Multiplier, being a very vital part in the design of microprocessor, graphical systems, multimedia systems, DSP system etc. It is very important to have an efficient design in terms of performance, area, speed of the multiplier, and for the same Booth's multiplication algorithm provides a very fundamental platform for all the new advances made for high end multipliers meant for faster multiplication with higher performance. The algorithm provides an efficient encoding of the bits during the first steps of the multiplication process. In pursuit of the same, Radix 4 booths encoding has increased the performance of the multiplier by reducing the number of partial products generated. Radix 4 Booths algorithm produces both positive and negative partial products and implementing the negative partial product nullifies the advances made in different units to some extent if not fully.
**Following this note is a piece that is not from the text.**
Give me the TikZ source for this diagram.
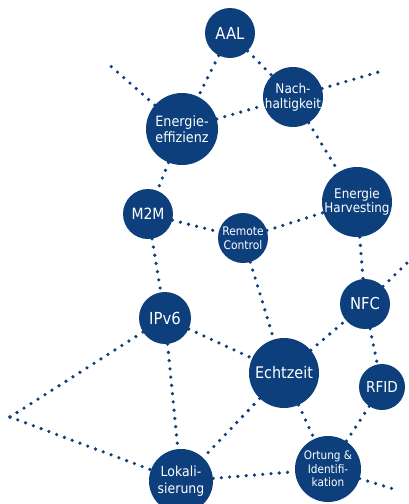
\documentclass[tikz,border=0pt]{standalone}
\usepackage{fontspec}
\setmainfont[FakeStretch=0.9]{DejaVu Sans}
\usetikzlibrary{backgrounds}
\definecolor{navy}{RGB}{12,63,124}
\newcommand{\fs}[2]{\fontsize{#1}{#2}\selectfont}
\begin{document}
\begin{tikzpicture}[x=1pt,y=-1pt,
  bub/.style={circle,fill=navy,inner sep=0pt,minimum size=#1},
  txt/.style={text=white,align=center,inner sep=0pt},
  link/.style={navy,line width=3.6pt,line cap=round,dash pattern=on 0pt off 8.3pt}]
\useasboundingbox (0,0) rectangle (408,504);
% nodes
\node[bub=50pt,label={[txt,font=\fs{16.5}{19}]center:AAL}] (aal) at (230,33) {};
\node[bub=60pt,label={[txt,font=\fs{13.4}{15}]center:Nach-\\haltigkeit}] (nach) at (293,97) {};
\node[bub=72pt,label={[txt,font=\fs{14.2}{15.5}]center:Energie-\\effizienz}] (eff) at (182,129) {};
\node[bub=70pt,label={[txt,font=\fs{13.3}{14.5}]center:Energie\\Harvesting}] (harv) at (357,202) {};
\node[bub=50pt,label={[txt,font=\fs{15.5}{18}]center:M2M}] (m2m) at (148,214) {};
\node[bub=50pt,label={[txt,font=\fs{11.9}{14.5}]center:Remote\\Control}] (rc) at (243,238) {};
\node[bub=50pt,label={[txt,font=\fs{16.4}{19}]center:NFC}] (nfc) at (365,304) {};
\node[bub=52pt,label={[txt,font=\fs{16.6}{19}]center:IPv6}] (ipv6) at (165,318) {};
\node[bub=70pt,label={[txt,font=\fs{16}{19}]center:Echtzeit}] (echt) at (284,373) {};
\node[bub=46pt,label={[txt,font=\fs{15.1}{18}]center:RFID}] (rfid) at (382,387) {};
\node[bub=64pt,label={[txt,font=\fs{13.9}{16.5}]center:Lokali-\\sierung}] (lok) at (181,481) {};
\node[bub=66pt,label={[txt,font=\fs{11.7}{13.5}]center:Ortung \&\\Identifi-\\kation}] (ort) at (328,469) {};
% loose ends
\coordinate (tl) at (106,62);
\coordinate (tr) at (382,71);
\coordinate (nr) at (409,261);
\coordinate (lv) at (10,417);
\coordinate (br) at (397,490);
% links
\begin{pgfonlayer}{background}
\draw[link] (aal) -- (eff);
\draw[link] (aal) -- (nach);
\draw[link] (eff) -- (nach);
\draw[link] (eff) -- (tl);
\draw[link] (nach) -- (tr);
\draw[link] (nach) -- (harv);
\draw[link] (eff) -- (m2m);
\draw[link] (m2m) -- (rc);
\draw[link] (rc) -- (harv);
\draw[link] (rc) -- (echt);
\draw[link] (harv) -- (nfc);
\draw[link] (nfc) -- (nr);
\draw[link] (m2m) -- (ipv6);
\draw[link] (ipv6) -- (echt);
\draw[link] (ipv6) -- (lv);
\draw[link] (lv) -- (lok);
\draw[link] (ipv6) -- (lok);
\draw[link] (echt) -- (nfc);
\draw[link] (echt) -- (lok);
\draw[link] (echt) -- (ort);
\draw[link] (nfc) -- (rfid);
\draw[link] (rfid) -- (ort);
\draw[link] (lok) -- (ort);
\draw[link] (ort) -- (br);
\end{pgfonlayer}
\end{tikzpicture}
\end{document}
Most of the research work focuses on the reduction of the number of partial products generated and making efficient implementation of the algorithm. There is very little work done on disposal of the negative partial products generated. The presented work in the paper addresses the issue of disposal of the negative partial products efficiently by computing the 2's complement avoiding the additional adder for adding 1 and generation of long carry chain, hence. The proposed mechanism also continues to support the concept of reducing the partial product and in persuasion of the same it is able to reduce the number of partial product and also improved further from n/2 +1 partial products achieved via modified booths algorithm to n/2. Also, while implementing the proposed mechanism using Verilog HDL, a mode selection capability is provided, enabling the same hardware to act as multiplier and as a simple two's complement calculator using the proposed mechanism. The proposed technique has added advantage in terms of its independentness of the number of bits to be multiplied. It is tested and verified with varied test vectors of different number bit sets. Xilinx synthesis tool is used for synthesis and the multiplier mechanism has a maximum operating frequency of 14.59 MHz and a delay of 7.013 ns.